DATA EXCERPT -
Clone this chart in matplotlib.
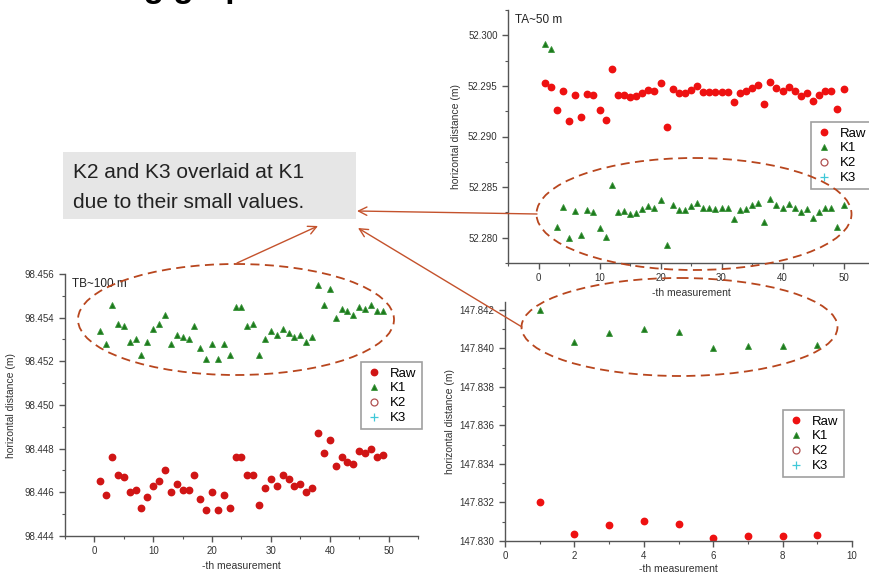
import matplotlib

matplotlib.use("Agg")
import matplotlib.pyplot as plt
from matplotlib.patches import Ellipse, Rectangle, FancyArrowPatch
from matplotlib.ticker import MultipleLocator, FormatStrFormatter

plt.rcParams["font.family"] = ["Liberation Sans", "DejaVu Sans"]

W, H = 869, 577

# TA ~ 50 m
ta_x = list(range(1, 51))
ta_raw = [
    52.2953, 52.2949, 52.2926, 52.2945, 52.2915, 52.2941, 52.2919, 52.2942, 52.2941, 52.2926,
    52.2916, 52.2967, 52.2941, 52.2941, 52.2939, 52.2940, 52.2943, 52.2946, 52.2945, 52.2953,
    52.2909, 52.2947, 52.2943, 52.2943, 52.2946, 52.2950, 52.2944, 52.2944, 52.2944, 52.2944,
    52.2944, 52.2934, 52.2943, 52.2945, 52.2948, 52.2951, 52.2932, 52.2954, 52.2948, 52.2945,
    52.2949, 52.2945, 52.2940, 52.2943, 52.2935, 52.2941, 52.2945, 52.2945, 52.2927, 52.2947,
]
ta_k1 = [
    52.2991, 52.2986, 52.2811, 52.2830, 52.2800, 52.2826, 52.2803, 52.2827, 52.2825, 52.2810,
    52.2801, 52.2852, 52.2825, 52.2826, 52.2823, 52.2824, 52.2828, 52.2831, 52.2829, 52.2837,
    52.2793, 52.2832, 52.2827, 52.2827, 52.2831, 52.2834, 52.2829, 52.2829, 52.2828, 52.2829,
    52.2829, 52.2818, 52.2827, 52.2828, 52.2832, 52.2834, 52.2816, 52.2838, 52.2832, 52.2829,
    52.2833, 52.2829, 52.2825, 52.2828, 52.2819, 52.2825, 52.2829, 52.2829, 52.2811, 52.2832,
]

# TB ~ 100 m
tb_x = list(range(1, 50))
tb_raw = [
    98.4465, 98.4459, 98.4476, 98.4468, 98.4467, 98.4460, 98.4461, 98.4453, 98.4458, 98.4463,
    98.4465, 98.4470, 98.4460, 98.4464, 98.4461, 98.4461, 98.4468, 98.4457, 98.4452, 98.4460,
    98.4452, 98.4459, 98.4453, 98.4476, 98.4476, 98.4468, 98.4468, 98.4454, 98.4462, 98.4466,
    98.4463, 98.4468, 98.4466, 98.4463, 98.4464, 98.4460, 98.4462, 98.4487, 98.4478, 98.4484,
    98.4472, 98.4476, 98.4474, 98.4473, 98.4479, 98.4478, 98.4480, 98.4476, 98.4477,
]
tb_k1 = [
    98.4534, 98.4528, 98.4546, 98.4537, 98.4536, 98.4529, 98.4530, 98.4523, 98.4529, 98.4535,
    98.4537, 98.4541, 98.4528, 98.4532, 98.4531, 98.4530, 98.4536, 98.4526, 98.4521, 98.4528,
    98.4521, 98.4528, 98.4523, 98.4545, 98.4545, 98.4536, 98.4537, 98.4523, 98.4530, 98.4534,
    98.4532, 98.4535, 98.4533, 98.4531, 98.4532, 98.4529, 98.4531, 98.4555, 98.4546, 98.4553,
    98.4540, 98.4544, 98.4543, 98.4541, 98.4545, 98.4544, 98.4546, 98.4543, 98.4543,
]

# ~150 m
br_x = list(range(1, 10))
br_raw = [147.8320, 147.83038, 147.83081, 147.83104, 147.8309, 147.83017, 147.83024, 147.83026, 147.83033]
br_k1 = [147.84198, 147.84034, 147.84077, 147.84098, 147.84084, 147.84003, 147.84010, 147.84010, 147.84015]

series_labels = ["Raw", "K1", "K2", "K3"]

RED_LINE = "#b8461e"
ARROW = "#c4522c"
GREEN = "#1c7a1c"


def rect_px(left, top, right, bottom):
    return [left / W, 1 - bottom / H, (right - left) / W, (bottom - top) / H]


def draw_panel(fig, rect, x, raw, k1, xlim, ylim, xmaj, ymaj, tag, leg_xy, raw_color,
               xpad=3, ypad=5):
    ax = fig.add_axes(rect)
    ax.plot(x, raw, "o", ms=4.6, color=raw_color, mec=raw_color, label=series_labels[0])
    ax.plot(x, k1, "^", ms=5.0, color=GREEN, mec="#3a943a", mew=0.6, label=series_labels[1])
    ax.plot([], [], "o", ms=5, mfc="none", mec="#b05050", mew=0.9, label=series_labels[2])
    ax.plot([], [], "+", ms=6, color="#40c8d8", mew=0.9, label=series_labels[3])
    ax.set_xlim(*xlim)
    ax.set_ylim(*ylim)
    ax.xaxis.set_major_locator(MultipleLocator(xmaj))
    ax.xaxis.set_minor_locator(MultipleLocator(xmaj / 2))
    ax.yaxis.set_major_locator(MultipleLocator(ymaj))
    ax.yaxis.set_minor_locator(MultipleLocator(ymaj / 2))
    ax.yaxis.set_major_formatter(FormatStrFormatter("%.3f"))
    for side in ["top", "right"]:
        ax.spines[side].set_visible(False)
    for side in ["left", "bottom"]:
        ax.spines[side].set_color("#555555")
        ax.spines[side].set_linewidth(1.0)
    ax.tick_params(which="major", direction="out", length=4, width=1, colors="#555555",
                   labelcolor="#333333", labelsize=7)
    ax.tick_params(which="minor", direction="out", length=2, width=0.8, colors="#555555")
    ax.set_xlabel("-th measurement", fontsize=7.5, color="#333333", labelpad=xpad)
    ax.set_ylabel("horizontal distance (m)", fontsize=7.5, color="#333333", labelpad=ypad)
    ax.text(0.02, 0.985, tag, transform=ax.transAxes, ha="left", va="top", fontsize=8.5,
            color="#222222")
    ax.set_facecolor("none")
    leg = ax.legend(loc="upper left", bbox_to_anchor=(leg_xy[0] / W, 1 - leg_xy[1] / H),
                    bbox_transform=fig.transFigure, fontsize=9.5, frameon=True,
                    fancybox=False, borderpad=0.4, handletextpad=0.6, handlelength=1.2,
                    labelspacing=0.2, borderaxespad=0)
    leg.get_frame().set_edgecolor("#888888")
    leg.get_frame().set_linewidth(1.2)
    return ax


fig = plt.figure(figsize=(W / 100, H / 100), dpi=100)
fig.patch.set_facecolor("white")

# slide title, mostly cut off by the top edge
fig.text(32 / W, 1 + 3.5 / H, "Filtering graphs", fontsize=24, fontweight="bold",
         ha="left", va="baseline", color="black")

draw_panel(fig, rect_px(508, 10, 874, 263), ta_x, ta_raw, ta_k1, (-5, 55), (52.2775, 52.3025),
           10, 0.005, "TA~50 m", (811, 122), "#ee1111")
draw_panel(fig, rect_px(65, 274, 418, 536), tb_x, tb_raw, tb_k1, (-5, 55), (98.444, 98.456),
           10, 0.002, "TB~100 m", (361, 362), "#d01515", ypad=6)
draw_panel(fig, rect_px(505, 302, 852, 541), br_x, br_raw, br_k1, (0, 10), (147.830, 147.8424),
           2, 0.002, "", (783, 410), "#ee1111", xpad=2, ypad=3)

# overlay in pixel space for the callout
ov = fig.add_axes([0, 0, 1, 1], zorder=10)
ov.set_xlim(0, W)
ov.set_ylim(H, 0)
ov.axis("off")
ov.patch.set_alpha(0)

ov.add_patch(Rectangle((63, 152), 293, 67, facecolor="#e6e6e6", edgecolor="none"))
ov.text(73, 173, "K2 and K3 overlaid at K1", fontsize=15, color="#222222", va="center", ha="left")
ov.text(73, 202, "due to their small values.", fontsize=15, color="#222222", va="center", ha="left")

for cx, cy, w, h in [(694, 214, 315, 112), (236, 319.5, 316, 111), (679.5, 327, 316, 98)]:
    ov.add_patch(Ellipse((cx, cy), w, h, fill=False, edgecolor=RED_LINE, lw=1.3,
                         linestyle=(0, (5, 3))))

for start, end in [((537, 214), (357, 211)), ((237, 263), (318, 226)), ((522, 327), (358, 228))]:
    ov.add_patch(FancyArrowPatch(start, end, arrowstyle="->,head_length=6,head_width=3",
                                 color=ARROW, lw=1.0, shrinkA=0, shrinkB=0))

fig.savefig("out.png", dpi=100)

WRITTEN EXERCISE - Give again, word for word, every line from the top of the data above to the line holding "W, H = 869, 577", inclusive, with the pictures left out.

TASK ANSWER -
Clone this chart in matplotlib.
import matplotlib

matplotlib.use("Agg")
import matplotlib.pyplot as plt
from matplotlib.patches import Ellipse, Rectangle, FancyArrowPatch
from matplotlib.ticker import MultipleLocator, FormatStrFormatter

plt.rcParams["font.family"] = ["Liberation Sans", "DejaVu Sans"]

W, H = 869, 577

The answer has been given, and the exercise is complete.